Records with drawing code:
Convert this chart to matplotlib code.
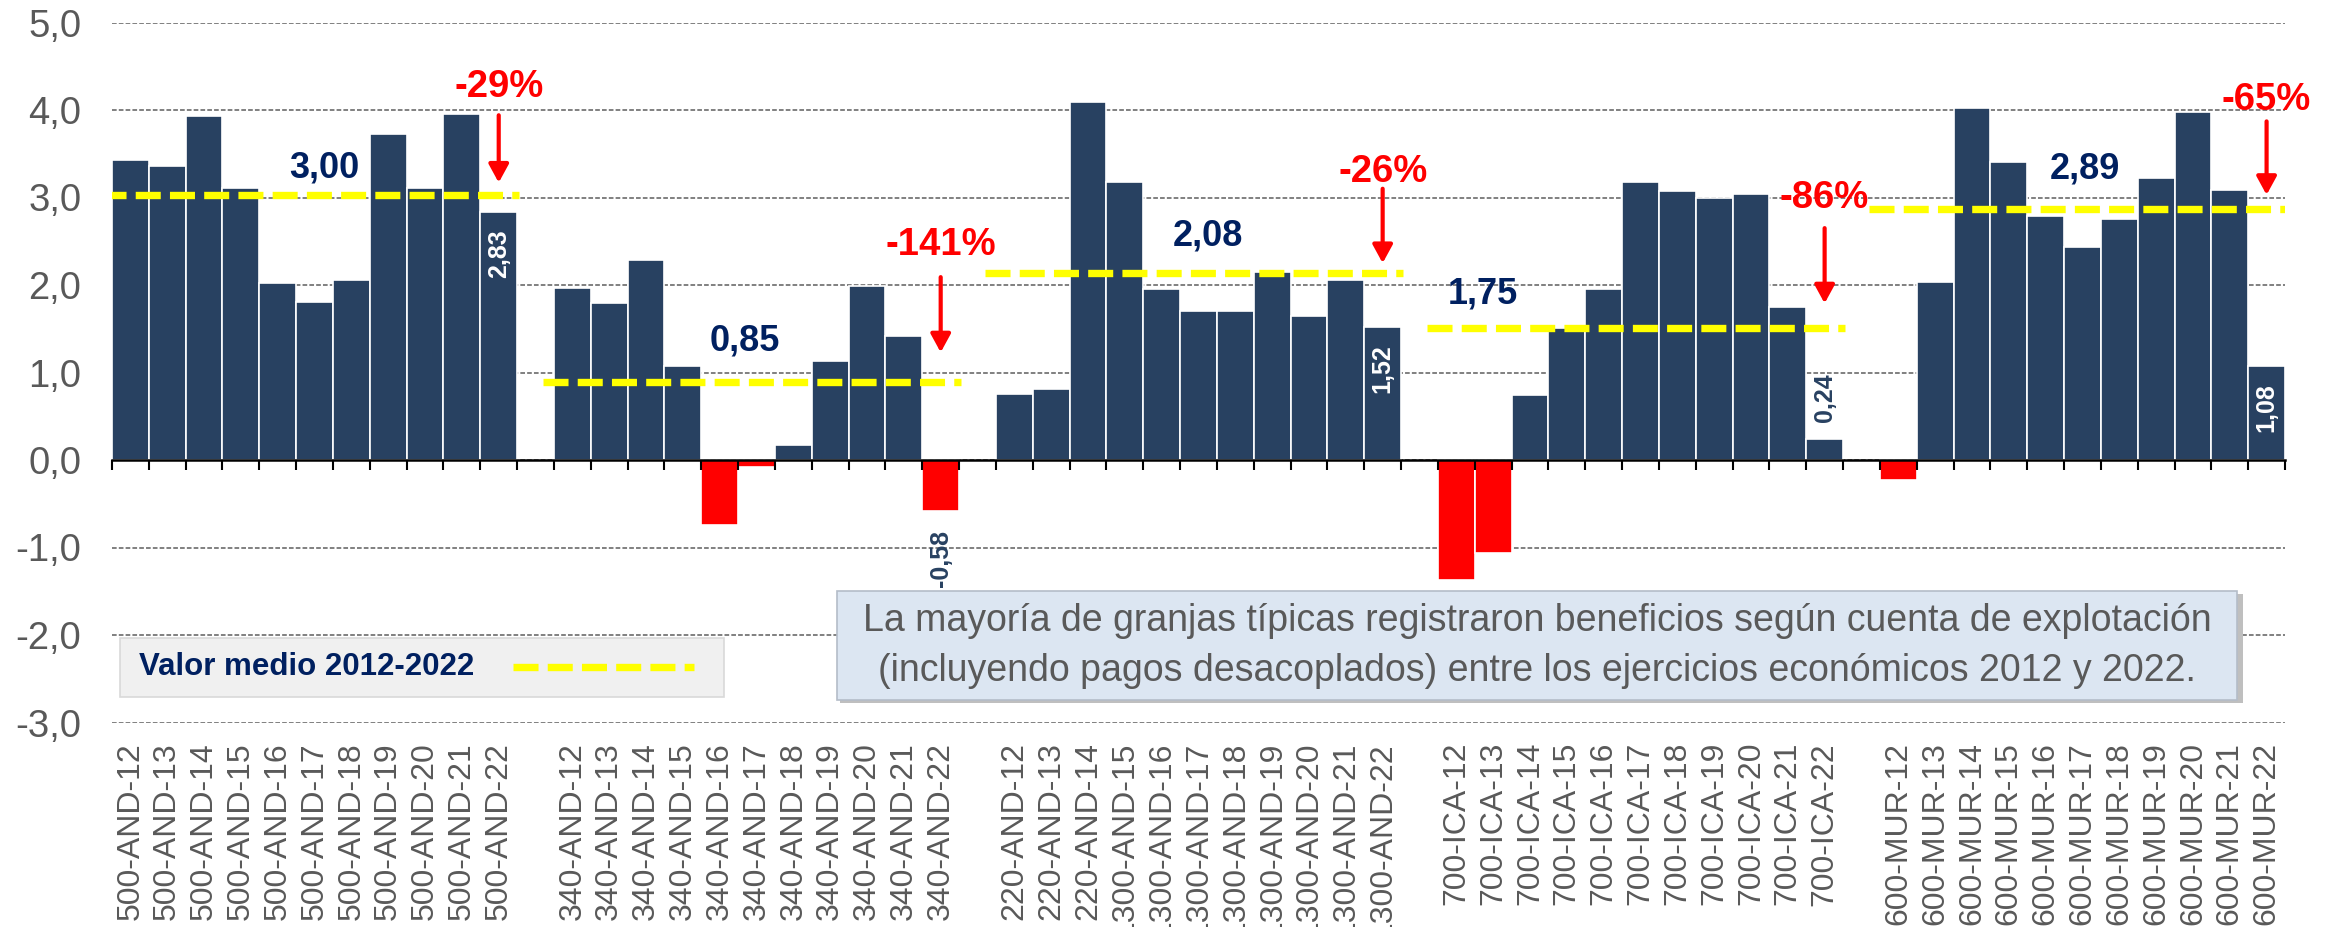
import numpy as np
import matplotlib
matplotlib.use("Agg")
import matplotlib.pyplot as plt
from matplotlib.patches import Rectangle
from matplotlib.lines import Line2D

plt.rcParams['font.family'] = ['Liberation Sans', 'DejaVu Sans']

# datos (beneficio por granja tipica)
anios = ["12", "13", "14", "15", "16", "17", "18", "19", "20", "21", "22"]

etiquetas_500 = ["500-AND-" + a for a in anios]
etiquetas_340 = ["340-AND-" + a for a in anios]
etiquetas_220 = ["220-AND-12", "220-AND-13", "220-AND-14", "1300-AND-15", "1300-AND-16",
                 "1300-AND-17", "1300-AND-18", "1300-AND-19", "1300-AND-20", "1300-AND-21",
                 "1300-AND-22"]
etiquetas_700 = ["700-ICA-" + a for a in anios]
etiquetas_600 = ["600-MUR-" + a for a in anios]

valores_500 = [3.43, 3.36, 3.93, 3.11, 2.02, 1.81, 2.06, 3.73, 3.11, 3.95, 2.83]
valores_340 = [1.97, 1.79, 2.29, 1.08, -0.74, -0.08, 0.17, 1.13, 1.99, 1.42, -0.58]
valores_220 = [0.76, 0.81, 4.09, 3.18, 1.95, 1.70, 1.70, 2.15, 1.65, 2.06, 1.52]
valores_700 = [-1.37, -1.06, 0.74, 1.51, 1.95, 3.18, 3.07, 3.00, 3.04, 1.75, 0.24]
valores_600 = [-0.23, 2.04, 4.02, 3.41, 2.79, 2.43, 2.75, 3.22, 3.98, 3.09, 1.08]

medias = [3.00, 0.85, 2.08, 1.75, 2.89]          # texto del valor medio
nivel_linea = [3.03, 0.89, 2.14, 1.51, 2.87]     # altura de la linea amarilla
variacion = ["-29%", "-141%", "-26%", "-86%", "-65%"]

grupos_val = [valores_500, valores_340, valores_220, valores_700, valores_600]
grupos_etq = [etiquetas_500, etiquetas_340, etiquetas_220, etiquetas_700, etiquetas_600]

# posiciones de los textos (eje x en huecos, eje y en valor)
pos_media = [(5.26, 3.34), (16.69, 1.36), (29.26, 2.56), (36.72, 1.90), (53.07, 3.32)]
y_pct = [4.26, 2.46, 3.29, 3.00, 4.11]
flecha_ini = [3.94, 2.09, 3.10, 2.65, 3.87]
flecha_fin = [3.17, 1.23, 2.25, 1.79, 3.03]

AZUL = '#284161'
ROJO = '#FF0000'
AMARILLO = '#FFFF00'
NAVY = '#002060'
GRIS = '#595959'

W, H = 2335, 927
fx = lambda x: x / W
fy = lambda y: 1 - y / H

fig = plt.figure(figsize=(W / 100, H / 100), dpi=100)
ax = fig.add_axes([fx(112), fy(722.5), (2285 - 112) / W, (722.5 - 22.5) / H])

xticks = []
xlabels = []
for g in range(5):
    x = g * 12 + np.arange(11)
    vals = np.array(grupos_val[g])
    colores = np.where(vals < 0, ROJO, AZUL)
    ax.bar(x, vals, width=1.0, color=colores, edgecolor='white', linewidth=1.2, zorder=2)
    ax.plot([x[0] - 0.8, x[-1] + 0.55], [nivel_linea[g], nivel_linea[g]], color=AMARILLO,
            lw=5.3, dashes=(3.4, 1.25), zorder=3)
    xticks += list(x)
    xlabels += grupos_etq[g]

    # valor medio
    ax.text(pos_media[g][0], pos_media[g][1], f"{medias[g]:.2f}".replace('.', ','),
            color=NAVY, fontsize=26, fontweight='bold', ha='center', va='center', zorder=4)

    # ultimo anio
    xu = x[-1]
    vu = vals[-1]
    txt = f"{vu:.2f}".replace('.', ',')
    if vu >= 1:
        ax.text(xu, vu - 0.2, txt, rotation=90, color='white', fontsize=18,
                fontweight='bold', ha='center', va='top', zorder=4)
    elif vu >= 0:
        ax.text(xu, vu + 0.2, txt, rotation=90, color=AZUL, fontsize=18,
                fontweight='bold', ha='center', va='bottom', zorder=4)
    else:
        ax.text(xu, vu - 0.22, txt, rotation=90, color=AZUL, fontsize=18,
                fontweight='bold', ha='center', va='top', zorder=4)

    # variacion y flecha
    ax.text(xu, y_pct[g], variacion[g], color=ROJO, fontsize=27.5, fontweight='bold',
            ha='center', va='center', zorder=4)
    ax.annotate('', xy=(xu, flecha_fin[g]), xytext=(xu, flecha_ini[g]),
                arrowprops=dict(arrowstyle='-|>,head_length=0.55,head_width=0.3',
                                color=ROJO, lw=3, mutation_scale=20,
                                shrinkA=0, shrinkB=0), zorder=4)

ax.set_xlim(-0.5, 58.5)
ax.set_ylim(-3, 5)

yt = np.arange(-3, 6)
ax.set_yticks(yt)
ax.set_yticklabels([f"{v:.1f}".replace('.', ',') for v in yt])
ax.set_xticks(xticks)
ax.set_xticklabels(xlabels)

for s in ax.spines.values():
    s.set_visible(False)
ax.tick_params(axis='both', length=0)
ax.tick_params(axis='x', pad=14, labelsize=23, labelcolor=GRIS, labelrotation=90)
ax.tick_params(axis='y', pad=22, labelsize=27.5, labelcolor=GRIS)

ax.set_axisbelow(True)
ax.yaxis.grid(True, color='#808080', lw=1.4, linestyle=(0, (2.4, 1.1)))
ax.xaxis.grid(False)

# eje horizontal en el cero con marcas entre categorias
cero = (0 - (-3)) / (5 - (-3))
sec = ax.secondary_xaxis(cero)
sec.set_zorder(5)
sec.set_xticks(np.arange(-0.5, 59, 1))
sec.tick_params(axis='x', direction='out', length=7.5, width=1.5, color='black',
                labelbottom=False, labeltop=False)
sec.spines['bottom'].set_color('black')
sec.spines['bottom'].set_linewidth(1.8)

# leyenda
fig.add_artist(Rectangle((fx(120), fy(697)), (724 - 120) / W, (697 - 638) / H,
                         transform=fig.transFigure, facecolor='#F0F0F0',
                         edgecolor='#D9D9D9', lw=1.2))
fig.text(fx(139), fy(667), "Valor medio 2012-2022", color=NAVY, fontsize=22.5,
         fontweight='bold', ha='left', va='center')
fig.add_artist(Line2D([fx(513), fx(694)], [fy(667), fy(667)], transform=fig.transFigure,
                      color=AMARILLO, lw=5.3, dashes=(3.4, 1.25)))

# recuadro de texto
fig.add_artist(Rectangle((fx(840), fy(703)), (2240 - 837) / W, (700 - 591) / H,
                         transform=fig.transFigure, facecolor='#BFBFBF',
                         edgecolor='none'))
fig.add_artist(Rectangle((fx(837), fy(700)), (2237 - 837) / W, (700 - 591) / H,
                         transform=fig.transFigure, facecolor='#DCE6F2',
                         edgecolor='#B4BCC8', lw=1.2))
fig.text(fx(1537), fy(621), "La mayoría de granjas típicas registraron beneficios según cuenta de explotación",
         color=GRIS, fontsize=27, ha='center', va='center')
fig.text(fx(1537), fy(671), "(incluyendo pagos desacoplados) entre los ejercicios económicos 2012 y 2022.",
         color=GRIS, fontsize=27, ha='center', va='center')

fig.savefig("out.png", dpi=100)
* * *
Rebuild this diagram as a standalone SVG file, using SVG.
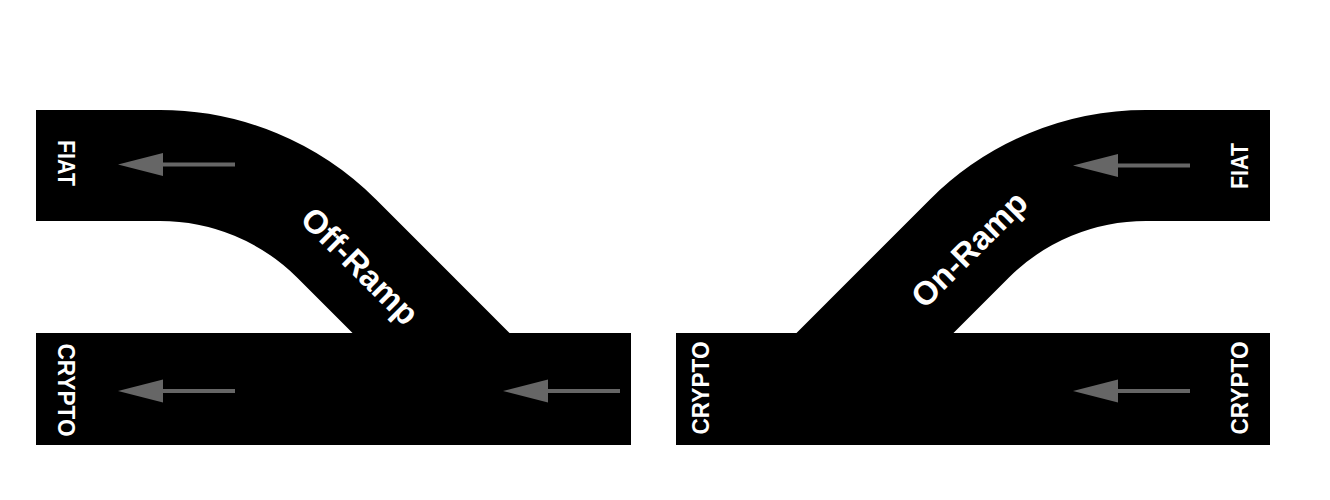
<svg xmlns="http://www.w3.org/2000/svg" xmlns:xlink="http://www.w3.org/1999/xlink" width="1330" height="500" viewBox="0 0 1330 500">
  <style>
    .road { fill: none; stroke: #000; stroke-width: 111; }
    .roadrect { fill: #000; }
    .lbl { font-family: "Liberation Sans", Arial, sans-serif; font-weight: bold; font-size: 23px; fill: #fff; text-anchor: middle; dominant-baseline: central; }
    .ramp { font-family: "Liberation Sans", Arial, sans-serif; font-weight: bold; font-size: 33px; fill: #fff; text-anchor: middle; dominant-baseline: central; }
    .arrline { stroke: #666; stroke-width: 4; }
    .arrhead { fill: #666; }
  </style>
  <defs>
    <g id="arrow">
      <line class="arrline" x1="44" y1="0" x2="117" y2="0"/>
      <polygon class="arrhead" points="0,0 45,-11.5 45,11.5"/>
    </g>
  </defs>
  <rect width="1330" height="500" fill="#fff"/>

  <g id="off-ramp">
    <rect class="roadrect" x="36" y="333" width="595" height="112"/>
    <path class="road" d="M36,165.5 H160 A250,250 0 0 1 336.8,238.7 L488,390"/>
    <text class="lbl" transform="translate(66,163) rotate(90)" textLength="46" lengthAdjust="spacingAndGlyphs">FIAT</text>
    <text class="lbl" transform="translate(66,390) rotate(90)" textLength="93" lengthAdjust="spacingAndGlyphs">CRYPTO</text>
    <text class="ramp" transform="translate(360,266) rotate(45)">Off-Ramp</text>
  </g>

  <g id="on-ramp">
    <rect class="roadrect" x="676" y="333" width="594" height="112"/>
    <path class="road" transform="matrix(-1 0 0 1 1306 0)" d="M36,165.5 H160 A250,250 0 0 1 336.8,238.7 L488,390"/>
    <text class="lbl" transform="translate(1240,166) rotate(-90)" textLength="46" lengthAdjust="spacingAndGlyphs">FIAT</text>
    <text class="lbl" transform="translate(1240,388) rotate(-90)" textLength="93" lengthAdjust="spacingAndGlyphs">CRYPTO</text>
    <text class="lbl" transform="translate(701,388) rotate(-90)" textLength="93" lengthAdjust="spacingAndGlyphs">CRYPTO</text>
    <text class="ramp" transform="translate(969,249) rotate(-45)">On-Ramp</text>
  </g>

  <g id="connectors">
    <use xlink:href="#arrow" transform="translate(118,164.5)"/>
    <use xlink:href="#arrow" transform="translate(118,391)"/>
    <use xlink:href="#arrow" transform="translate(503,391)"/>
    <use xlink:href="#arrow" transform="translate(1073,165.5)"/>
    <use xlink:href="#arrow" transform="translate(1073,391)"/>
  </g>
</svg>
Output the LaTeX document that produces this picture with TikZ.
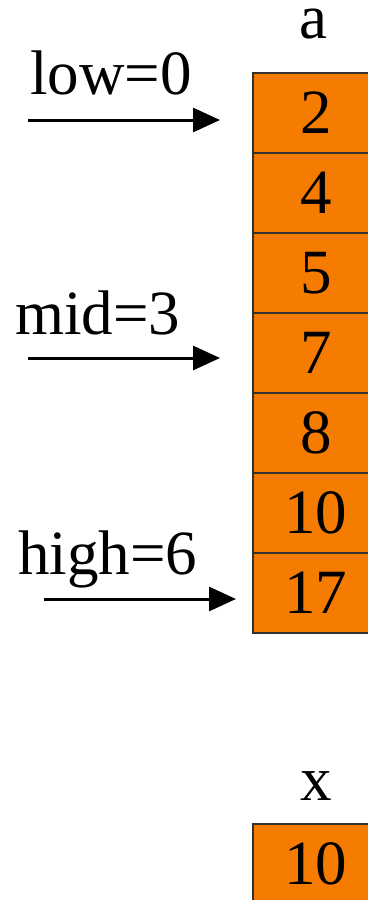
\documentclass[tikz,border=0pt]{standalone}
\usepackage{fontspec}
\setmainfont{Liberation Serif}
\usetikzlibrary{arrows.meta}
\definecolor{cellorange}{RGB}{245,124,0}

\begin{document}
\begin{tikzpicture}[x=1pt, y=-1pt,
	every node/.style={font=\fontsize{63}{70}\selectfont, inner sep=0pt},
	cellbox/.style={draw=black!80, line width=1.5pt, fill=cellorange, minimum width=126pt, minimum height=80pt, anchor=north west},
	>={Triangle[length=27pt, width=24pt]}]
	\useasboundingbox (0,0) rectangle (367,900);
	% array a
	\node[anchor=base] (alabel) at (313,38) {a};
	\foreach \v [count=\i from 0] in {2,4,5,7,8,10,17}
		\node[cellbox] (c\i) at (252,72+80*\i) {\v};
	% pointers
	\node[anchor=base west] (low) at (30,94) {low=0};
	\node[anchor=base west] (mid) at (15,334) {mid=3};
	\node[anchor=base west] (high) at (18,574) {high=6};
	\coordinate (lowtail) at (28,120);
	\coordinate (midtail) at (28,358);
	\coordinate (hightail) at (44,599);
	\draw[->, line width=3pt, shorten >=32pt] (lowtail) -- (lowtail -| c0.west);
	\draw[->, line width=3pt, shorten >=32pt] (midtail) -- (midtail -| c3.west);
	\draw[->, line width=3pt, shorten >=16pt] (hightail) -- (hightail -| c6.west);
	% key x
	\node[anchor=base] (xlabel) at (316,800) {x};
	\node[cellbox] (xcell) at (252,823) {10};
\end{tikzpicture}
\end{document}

Stated task:
Include both the line containing "Convert this chart to matplotlib code." and the line containing "flecha_fin = [3.17, 1.23, 2.25, 1.79, 3.03]" when you write out everything between them, exactly. Leave the pictures out.

Written response:
Convert this chart to matplotlib code.
import numpy as np
import matplotlib
matplotlib.use("Agg")
import matplotlib.pyplot as plt
from matplotlib.patches import Rectangle
from matplotlib.lines import Line2D

plt.rcParams['font.family'] = ['Liberation Sans', 'DejaVu Sans']

# datos (beneficio por granja tipica)
anios = ["12", "13", "14", "15", "16", "17", "18", "19", "20", "21", "22"]

etiquetas_500 = ["500-AND-" + a for a in anios]
etiquetas_340 = ["340-AND-" + a for a in anios]
etiquetas_220 = ["220-AND-12", "220-AND-13", "220-AND-14", "1300-AND-15", "1300-AND-16",
                 "1300-AND-17", "1300-AND-18", "1300-AND-19", "1300-AND-20", "1300-AND-21",
                 "1300-AND-22"]
etiquetas_700 = ["700-ICA-" + a for a in anios]
etiquetas_600 = ["600-MUR-" + a for a in anios]

valores_500 = [3.43, 3.36, 3.93, 3.11, 2.02, 1.81, 2.06, 3.73, 3.11, 3.95, 2.83]
valores_340 = [1.97, 1.79, 2.29, 1.08, -0.74, -0.08, 0.17, 1.13, 1.99, 1.42, -0.58]
valores_220 = [0.76, 0.81, 4.09, 3.18, 1.95, 1.70, 1.70, 2.15, 1.65, 2.06, 1.52]
valores_700 = [-1.37, -1.06, 0.74, 1.51, 1.95, 3.18, 3.07, 3.00, 3.04, 1.75, 0.24]
valores_600 = [-0.23, 2.04, 4.02, 3.41, 2.79, 2.43, 2.75, 3.22, 3.98, 3.09, 1.08]

medias = [3.00, 0.85, 2.08, 1.75, 2.89]          # texto del valor medio
nivel_linea = [3.03, 0.89, 2.14, 1.51, 2.87]     # altura de la linea amarilla
variacion = ["-29%", "-141%", "-26%", "-86%", "-65%"]

grupos_val = [valores_500, valores_340, valores_220, valores_700, valores_600]
grupos_etq = [etiquetas_500, etiquetas_340, etiquetas_220, etiquetas_700, etiquetas_600]

# posiciones de los textos (eje x en huecos, eje y en valor)
pos_media = [(5.26, 3.34), (16.69, 1.36), (29.26, 2.56), (36.72, 1.90), (53.07, 3.32)]
y_pct = [4.26, 2.46, 3.29, 3.00, 4.11]
flecha_ini = [3.94, 2.09, 3.10, 2.65, 3.87]
flecha_fin = [3.17, 1.23, 2.25, 1.79, 3.03]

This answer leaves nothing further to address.